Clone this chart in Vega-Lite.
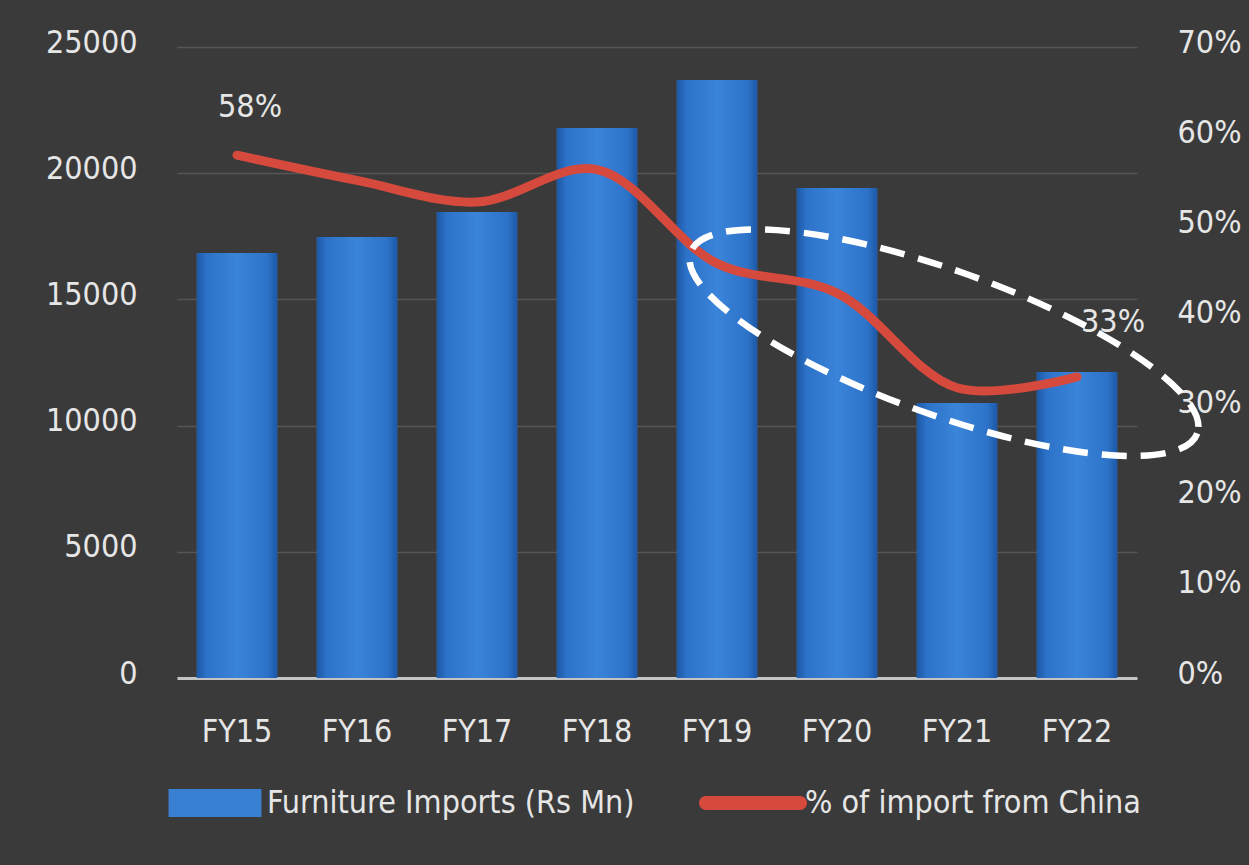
{
  "$schema": "https://vega.github.io/schema/vega-lite/v6.json",
  "width": 960,
  "height": 631,
  "autosize": {"type": "none"},
  "padding": {"left": 177, "top": 47, "right": 112, "bottom": 187},
  "background": "#3a3a3a",
  "config": {
    "view": {"stroke": null},
    "font": "DejaVu Sans Condensed, sans-serif",
    "axis": {
      "labelFont": "DejaVu Sans Condensed, sans-serif",
      "labelColor": "#e6e6e6",
      "labelFontSize": 32,
      "title": null,
      "ticks": false
    }
  },
  "data": {
    "values": [
      {"year": "FY15", "imports": 16840, "china": 58.0, "label": "58%", "series": "Furniture Imports (Rs Mn)"},
      {"year": "FY16", "imports": 17470, "china": 55.2, "label": null, "series": "Furniture Imports (Rs Mn)"},
      {"year": "FY17", "imports": 18460, "china": 52.8, "label": null, "series": "Furniture Imports (Rs Mn)"},
      {"year": "FY18", "imports": 21790, "china": 56.4, "label": null, "series": "Furniture Imports (Rs Mn)"},
      {"year": "FY19", "imports": 23690, "china": 46.0, "label": null, "series": "Furniture Imports (Rs Mn)"},
      {"year": "FY20", "imports": 19410, "china": 42.7, "label": null, "series": "Furniture Imports (Rs Mn)"},
      {"year": "FY21", "imports": 10900, "china": 32.2, "label": null, "series": "Furniture Imports (Rs Mn)"},
      {"year": "FY22", "imports": 12120, "china": 33.4, "label": "33%", "series": "Furniture Imports (Rs Mn)"}
    ]
  },
  "encoding": {
    "x": {
      "field": "year",
      "type": "nominal",
      "sort": null,
      "scale": {"paddingInner": 0.33, "paddingOuter": 0.165},
      "axis": {
        "labelAngle": 0,
        "domainColor": "#c4c4c4",
        "domainWidth": 3,
        "labelPadding": 38,
        "labelBaseline": "top"
      }
    }
  },
  "layer": [
    {
      "layer": [
        {
          "mark": {"type": "bar"},
          "encoding": {
            "y": {
              "field": "imports",
              "type": "quantitative",
              "scale": {"domain": [0, 25000], "nice": false},
              "axis": {
                "orient": "left",
                "values": [0, 5000, 10000, 15000, 20000, 25000],
                "grid": true,
                "gridColor": "#565656",
                "gridWidth": 1.5,
                "domain": false,
                "labelPadding": 40,
                "labelOffset": -5,
                "format": "d"
              }
            },
            "color": {
              "field": "series",
              "type": "nominal",
              "scale": {
                "domain": ["Furniture Imports (Rs Mn)", "% of import from China"],
                "range": ["#3a80d2", "#d64a3e"]
              },
              "legend": {
                "orient": "none",
                "legendX": -16,
                "legendY": 702,
                "direction": "horizontal",
                "title": null,
                "padding": 0,
                "labelFont": "DejaVu Sans Condensed, sans-serif",
                "labelFontSize": 32,
                "labelColor": "#e6e6e6",
                "labelLimit": 800,
                "symbolSize": 11664,
                "symbolStrokeWidth": 0,
                "labelOffset": -2,
                "columnPadding": 64,
                "encode": {
                  "symbols": {
                    "update": {
                      "shape": {"signal": "datum.index === 0 ? 'M -0.86 -0.26 L 0.86 -0.26 L 0.86 0.26 L -0.86 0.26 Z' : 'M -0.87 -0.13 A 0.13 0.13 0 0 0 -0.87 0.13 L 0.87 0.13 A 0.13 0.13 0 0 0 0.87 -0.13 Z'"}
                    }
                  }
                }
              }
            }
          }
        },
        {
          "mark": {
            "type": "bar",
            "fill": {
              "gradient": "linear",
              "x1": 0, "y1": 0, "x2": 1, "y2": 0,
              "stops": [
                {"offset": 0, "color": "#1c58a6"},
                {"offset": 0.12, "color": "#2c72c8"},
                {"offset": 0.5, "color": "#3a84da"},
                {"offset": 0.88, "color": "#2c72c8"},
                {"offset": 1, "color": "#1c58a6"}
              ]
            }
          },
          "encoding": {
            "y": {"field": "imports", "type": "quantitative"}
          }
        }
      ]
    },
    {
      "layer": [
        {
          "mark": {
            "type": "line",
            "interpolate": "catmull-rom",
            "color": "#d64a3e",
            "strokeWidth": 9,
            "strokeCap": "round"
          },
          "encoding": {
            "y": {
              "field": "china",
              "type": "quantitative",
              "scale": {"domain": [0, 70], "nice": false},
              "axis": {
                "orient": "right",
                "values": [0, 10, 20, 30, 40, 50, 60, 70],
                "labelExpr": "datum.value + '%'",
                "grid": false,
                "domain": false,
                "labelPadding": 40,
                "labelOffset": -5
              }
            }
          }
        },
        {
          "transform": [{"filter": "datum.year === 'FY15'"}],
          "mark": {
            "type": "text",
            "font": "DejaVu Sans Condensed, sans-serif",
            "fontSize": 32,
            "color": "#e6e6e6",
            "align": "left",
            "baseline": "middle",
            "dx": -19,
            "dy": -48
          },
          "encoding": {
            "y": {"field": "china", "type": "quantitative"},
            "text": {"field": "label"}
          }
        },
        {
          "transform": [{"filter": "datum.year === 'FY22'"}],
          "mark": {
            "type": "text",
            "font": "DejaVu Sans Condensed, sans-serif",
            "fontSize": 32,
            "color": "#e6e6e6",
            "align": "left",
            "baseline": "middle",
            "dx": 4,
            "dy": -55
          },
          "encoding": {
            "y": {"field": "china", "type": "quantitative"},
            "text": {"field": "label"}
          }
        },
        {
          "data": {"values": [{}]},
          "mark": {
            "type": "point",
            "shape": "M 1 0 C 1 0.148 0.5523 0.268 0 0.268 C -0.5523 0.268 -1 0.148 -1 0 C -1 -0.148 -0.5523 -0.268 0 -0.268 C 0.5523 -0.268 1 -0.148 1 0 Z",
            "size": 289444,
            "angle": 19.7,
            "filled": false,
            "stroke": "#ffffff",
            "strokeWidth": 6.5,
            "strokeDash": [25, 14],
            "opacity": 1,
            "xOffset": -13
          },
          "encoding": {
            "x": {"datum": "FY21", "type": "nominal"},
            "y": {"datum": 37.2, "type": "quantitative"}
          }
        }
      ]
    }
  ],
  "resolve": {"scale": {"y": "independent"}}
}
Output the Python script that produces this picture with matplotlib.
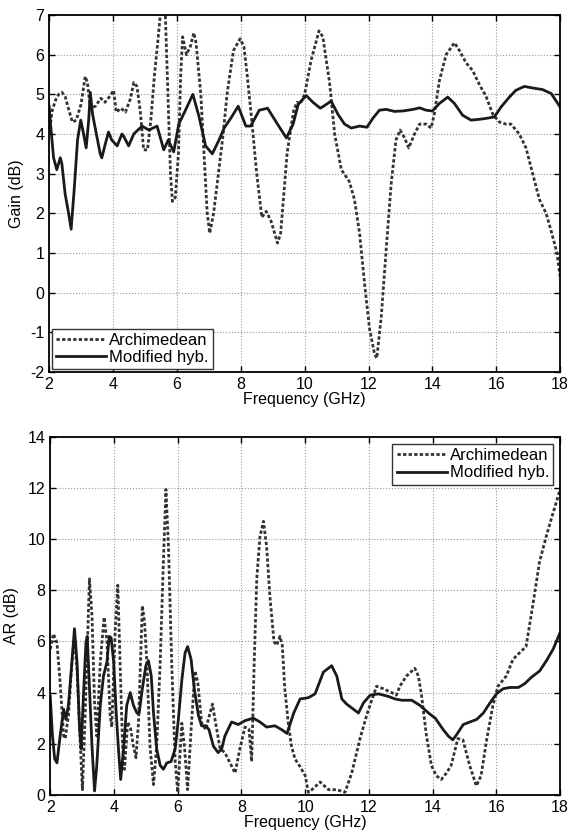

*-*-*

### EXERCISE GOAL
Output the data exactly. Pictures don't belong in the result.

### RESPONSE TO THIS EXERCISE
Clone this chart in Vega-Lite.
{
  "$schema": "https://vega.github.io/schema/vega-lite/v6.json",
  "width": 960,
  "height": 631,
  "autosize": {"type": "none"},
  "padding": {"left": 177, "top": 47, "right": 112, "bottom": 187},
  "background": "#3a3a3a",
  "config": {
    "view": {"stroke": null},
    "font": "DejaVu Sans Condensed, sans-serif",
    "axis": {
      "labelFont": "DejaVu Sans Condensed, sans-serif",
      "labelColor": "#e6e6e6",
      "labelFontSize": 32,
      "title": null,
      "ticks": false
    }
  },
  "data": {
    "values": [
      {"year": "FY15", "imports": 16840, "china": 58.0, "label": "58%", "series": "Furniture Imports (Rs Mn)"},
      {"year": "FY16", "imports": 17470, "china": 55.2, "label": null, "series": "Furniture Imports (Rs Mn)"},
      {"year": "FY17", "imports": 18460, "china": 52.8, "label": null, "series": "Furniture Imports (Rs Mn)"},
      {"year": "FY18", "imports": 21790, "china": 56.4, "label": null, "series": "Furniture Imports (Rs Mn)"},
      {"year": "FY19", "imports": 23690, "china": 46.0, "label": null, "series": "Furniture Imports (Rs Mn)"},
      {"year": "FY20", "imports": 19410, "china": 42.7, "label": null, "series": "Furniture Imports (Rs Mn)"},
      {"year": "FY21", "imports": 10900, "china": 32.2, "label": null, "series": "Furniture Imports (Rs Mn)"},
      {"year": "FY22", "imports": 12120, "china": 33.4, "label": "33%", "series": "Furniture Imports (Rs Mn)"}
    ]
  },
  "encoding": {
    "x": {
      "field": "year",
      "type": "nominal",
      "sort": null,
      "scale": {"paddingInner": 0.33, "paddingOuter": 0.165},
      "axis": {
        "labelAngle": 0,
        "domainColor": "#c4c4c4",
        "domainWidth": 3,
        "labelPadding": 38,
        "labelBaseline": "top"
      }
    }
  },
  "layer": [
    {
      "layer": [
        {
          "mark": {"type": "bar"},
          "encoding": {
            "y": {
              "field": "imports",
              "type": "quantitative",
              "scale": {"domain": [0, 25000], "nice": false},
              "axis": {
                "orient": "left",
                "values": [0, 5000, 10000, 15000, 20000, 25000],
                "grid": true,
                "gridColor": "#565656",
                "gridWidth": 1.5,
                "domain": false,
                "labelPadding": 40,
                "labelOffset": -5,
                "format": "d"
              }
            },
            "color": {
              "field": "series",
              "type": "nominal",
              "scale": {
                "domain": ["Furniture Imports (Rs Mn)", "% of import from China"],
                "range": ["#3a80d2", "#d64a3e"]
              },
              "legend": {
                "orient": "none",
                "legendX": -16,
                "legendY": 702,
                "direction": "horizontal",
                "title": null,
                "padding": 0,
                "labelFont": "DejaVu Sans Condensed, sans-serif",
                "labelFontSize": 32,
                "labelColor": "#e6e6e6",
                "labelLimit": 800,
                "symbolSize": 11664,
                "symbolStrokeWidth": 0,
                "labelOffset": -2,
                "columnPadding": 64,
                "encode": {
                  "symbols": {
                    "update": {
                      "shape": {"signal": "datum.index === 0 ? 'M -0.86 -0.26 L 0.86 -0.26 L 0.86 0.26 L -0.86 0.26 Z' : 'M -0.87 -0.13 A 0.13 0.13 0 0 0 -0.87 0.13 L 0.87 0.13 A 0.13 0.13 0 0 0 0.87 -0.13 Z'"}
                    }
                  }
                }
              }
            }
          }
        },
        {
          "mark": {
            "type": "bar",
            "fill": {
              "gradient": "linear",
              "x1": 0, "y1": 0, "x2": 1, "y2": 0,
              "stops": [
                {"offset": 0, "color": "#1c58a6"},
                {"offset": 0.12, "color": "#2c72c8"},
                {"offset": 0.5, "color": "#3a84da"},
                {"offset": 0.88, "color": "#2c72c8"},
                {"offset": 1, "color": "#1c58a6"}
              ]
            }
          },
          "encoding": {
            "y": {"field": "imports", "type": "quantitative"}
          }
        }
      ]
    },
    {
      "layer": [
        {
          "mark": {
            "type": "line",
            "interpolate": "catmull-rom",
            "color": "#d64a3e",
            "strokeWidth": 9,
            "strokeCap": "round"
          },
          "encoding": {
            "y": {
              "field": "china",
              "type": "quantitative",
              "scale": {"domain": [0, 70], "nice": false},
              "axis": {
                "orient": "right",
                "values": [0, 10, 20, 30, 40, 50, 60, 70],
                "labelExpr": "datum.value + '%'",
                "grid": false,
                "domain": false,
                "labelPadding": 40,
                "labelOffset": -5
              }
            }
          }
        },
        {
          "transform": [{"filter": "datum.year === 'FY15'"}],
          "mark": {
            "type": "text",
            "font": "DejaVu Sans Condensed, sans-serif",
            "fontSize": 32,
            "color": "#e6e6e6",
            "align": "left",
            "baseline": "middle",
            "dx": -19,
            "dy": -48
          },
          "encoding": {
            "y": {"field": "china", "type": "quantitative"},
            "text": {"field": "label"}
          }
        },
        {
          "transform": [{"filter": "datum.year === 'FY22'"}],
          "mark": {
            "type": "text",
            "font": "DejaVu Sans Condensed, sans-serif",
            "fontSize": 32,
            "color": "#e6e6e6",
            "align": "left",
            "baseline": "middle",
            "dx": 4,
            "dy": -55
          },
          "encoding": {
            "y": {"field": "china", "type": "quantitative"},
            "text": {"field": "label"}
          }
        },
        {
          "data": {"values": [{}]},
          "mark": {
            "type": "point",
            "shape": "M 1 0 C 1 0.148 0.5523 0.268 0 0.268 C -0.5523 0.268 -1 0.148 -1 0 C -1 -0.148 -0.5523 -0.268 0 -0.268 C 0.5523 -0.268 1 -0.148 1 0 Z",
            "size": 289444,
            "angle": 19.7,
            "filled": false,
            "stroke": "#ffffff",
            "strokeWidth": 6.5,
            "strokeDash": [25, 14],
            "opacity": 1,
            "xOffset": -13
          },
          "encoding": {
            "x": {"datum": "FY21", "type": "nominal"},
            "y": {"datum": 37.2, "type": "quantitative"}
          }
        }
      ]
    }
  ],
  "resolve": {"scale": {"y": "independent"}}
}
Output the Python script that produces this picture with matplotlib.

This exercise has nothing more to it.